The architecture follows the structural requirements and emphasizes this by allocating a distinctive use to the different design elements of the Waterscraper. The main cone reaches down 400 ft. and provides a mix of hotel rooms, laboratories, green rooms and a viewing platform at 25 floors below the sea level.
A glazed dome marks the top of the structure and allows light to penetrate deep into the inner atrium, which connects the public and private zones of the hotel facilities. While the hotel’s lobby, restaurant and café are situated in the levels above the sea, the conference facilities and hotel rooms are located below sea level with a view into the vivid underwater world.

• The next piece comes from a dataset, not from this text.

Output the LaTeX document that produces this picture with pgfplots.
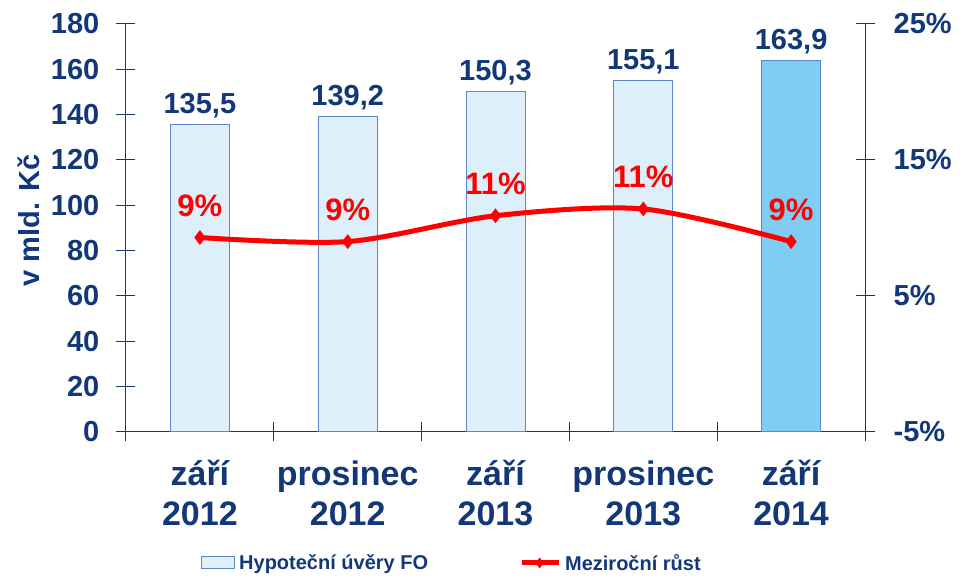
\documentclass[border=0pt]{standalone}
\usepackage{fontspec}
\setmainfont{Liberation Sans}
\usepackage{pgfplots}
\pgfplotsset{compat=1.18}
\definecolor{navy}{RGB}{18,56,122}
\definecolor{barlight}{RGB}{222,239,252}
\definecolor{bardark}{RGB}{127,205,242}
\definecolor{baredge}{RGB}{95,135,195}
\newcommand{\tickfont}{\bfseries\fontsize{29}{29}\selectfont}
\pgfplotsset{
  boxlegend/.style={legend image code/.code={\draw[##1] (0pt,-6pt) rectangle (33pt,6pt);}},
  linelegend/.style={legend image code/.code={\draw[##1, mark repeat=2, mark phase=2] plot coordinates {(0pt,0pt) (18pt,0pt) (37pt,0pt)};}},
  barlabels/.style={nodes near coords,
    nodes near coords style={font=\tickfont, text=navy, anchor=base, yshift=11pt, inner sep=0pt,
      /pgf/number format/.cd, use comma, fixed, fixed zerofill, precision=1}},
}
\begin{document}
\begin{tikzpicture}
\useasboundingbox (-126pt,-145pt) rectangle (835pt,432pt);
% bars, left axis
\begin{axis}[
  width=739pt, height=408pt, scale only axis,
  xmin=-0.5, xmax=4.5, ymin=0, ymax=180,
  ytick={0,20,...,180},
  xtick={-0.5,0.5,1.5,2.5,3.5,4.5},
  xticklabels={,,,,,},
  extra x ticks={0,1,2,3,4},
  extra x tick labels={{\strut září\\2012},{\strut prosinec\\2012},{\strut září\\2013},{\strut prosinec\\2013},{\strut září\\2014}},
  extra x tick style={major tick length=0pt},
  axis x line*=bottom, axis y line*=left,
  axis line style={navy, line width=1pt, -},
  tick style={navy, line width=1pt},
  major tick length=19pt, tick align=center,
  /pgf/number format/assume math mode=true,
  yticklabel style={font=\tickfont, text=navy, inner sep=0pt, anchor=east, xshift=-17pt},
  xticklabel style={font=\bfseries\fontsize{34}{40}\selectfont, text=navy, align=center, inner sep=0pt, anchor=north, yshift=-25pt},
  ylabel={v mld. Kč},
  ylabel style={font=\tickfont, text=navy, at={(axis description cs:-0.1164,0.518)}, anchor=base},
  legend style={draw=none, fill=none, inner sep=0pt, at={(axis description cs:0.1015,-0.321)}, anchor=west,
    legend columns=2, font=\bfseries\fontsize{20}{20}\selectfont, text=navy,
    nodes={inner sep=0pt}, column sep=4pt,
    /tikz/every even column/.append style={column sep=91pt}},
  legend cell align=left,
  clip=false,
]
\addplot[ybar, bar width=59pt, bar shift=0pt, fill=barlight, draw=baredge, line width=1pt, boxlegend, barlabels]
  coordinates {(0,135.5) (1,139.2) (2,150.3) (3,155.1)};
\addlegendentry{Hypoteční úvěry FO}
\addplot[ybar, bar width=59pt, bar shift=0pt, fill=bardark, draw=baredge, line width=1pt, forget plot, barlabels]
  coordinates {(4,163.9)};
\addlegendimage{red, line width=5pt, mark=diamond*, mark size=5pt, mark options={solid, line width=0.5pt}, linelegend}
\addlegendentry{Meziroční růst}
\end{axis}
% growth line, right axis
\begin{axis}[
  width=739pt, height=408pt, scale only axis,
  xmin=-0.5, xmax=4.5, ymin=-5, ymax=25,
  ytick={-5,5,15,25},
  axis x line=none, axis y line*=right,
  axis line style={navy, line width=1pt, -},
  tick style={navy, line width=1pt},
  major tick length=19pt, tick align=center,
  /pgf/number format/assume math mode=true,
  yticklabel={\pgfmathprintnumber{\tick}\%},
  yticklabel style={font=\tickfont, text=navy, inner sep=0pt, anchor=west, xshift=19pt},
  clip=false,
]
\addplot[red, line width=5pt, smooth, mark=diamond*, mark size=7pt, mark options={solid, line width=0.5pt},
  nodes near coords={\pgfmathprintnumber[fixed,precision=0]{\pgfplotspointmeta}\%},
  nodes near coords style={font=\bfseries\fontsize{31}{31}\selectfont, text=red, anchor=base, yshift=21pt, inner sep=0pt}]
  coordinates {(0,9.3) (1,9.0) (2,10.9) (3,11.4) (4,9.0)};
\end{axis}
\end{tikzpicture}
\end{document}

The surrounding ring accommodates a series of apartments with direct access to the Waterscraper’s beaches. Eight beach platforms are hung between the bridging elements of the structure and are directed towards the centre to form a protected water area within the open sea. Further the ring encloses the Waterscraper’s marina and connects to the main plaza in front of the dome. The space below the plaza is used for the compounds own underwater port and diving center.
The Waterscraper is a floating building. It can drift within the open sea, move to a different location or it can anchor to achieve a fixed position. Currently a handful of motivated engineers have started to investigate the buoyancy relations and structural response to the enormous water pressure. If this proves feasible the Waterscraper may well become reality one day.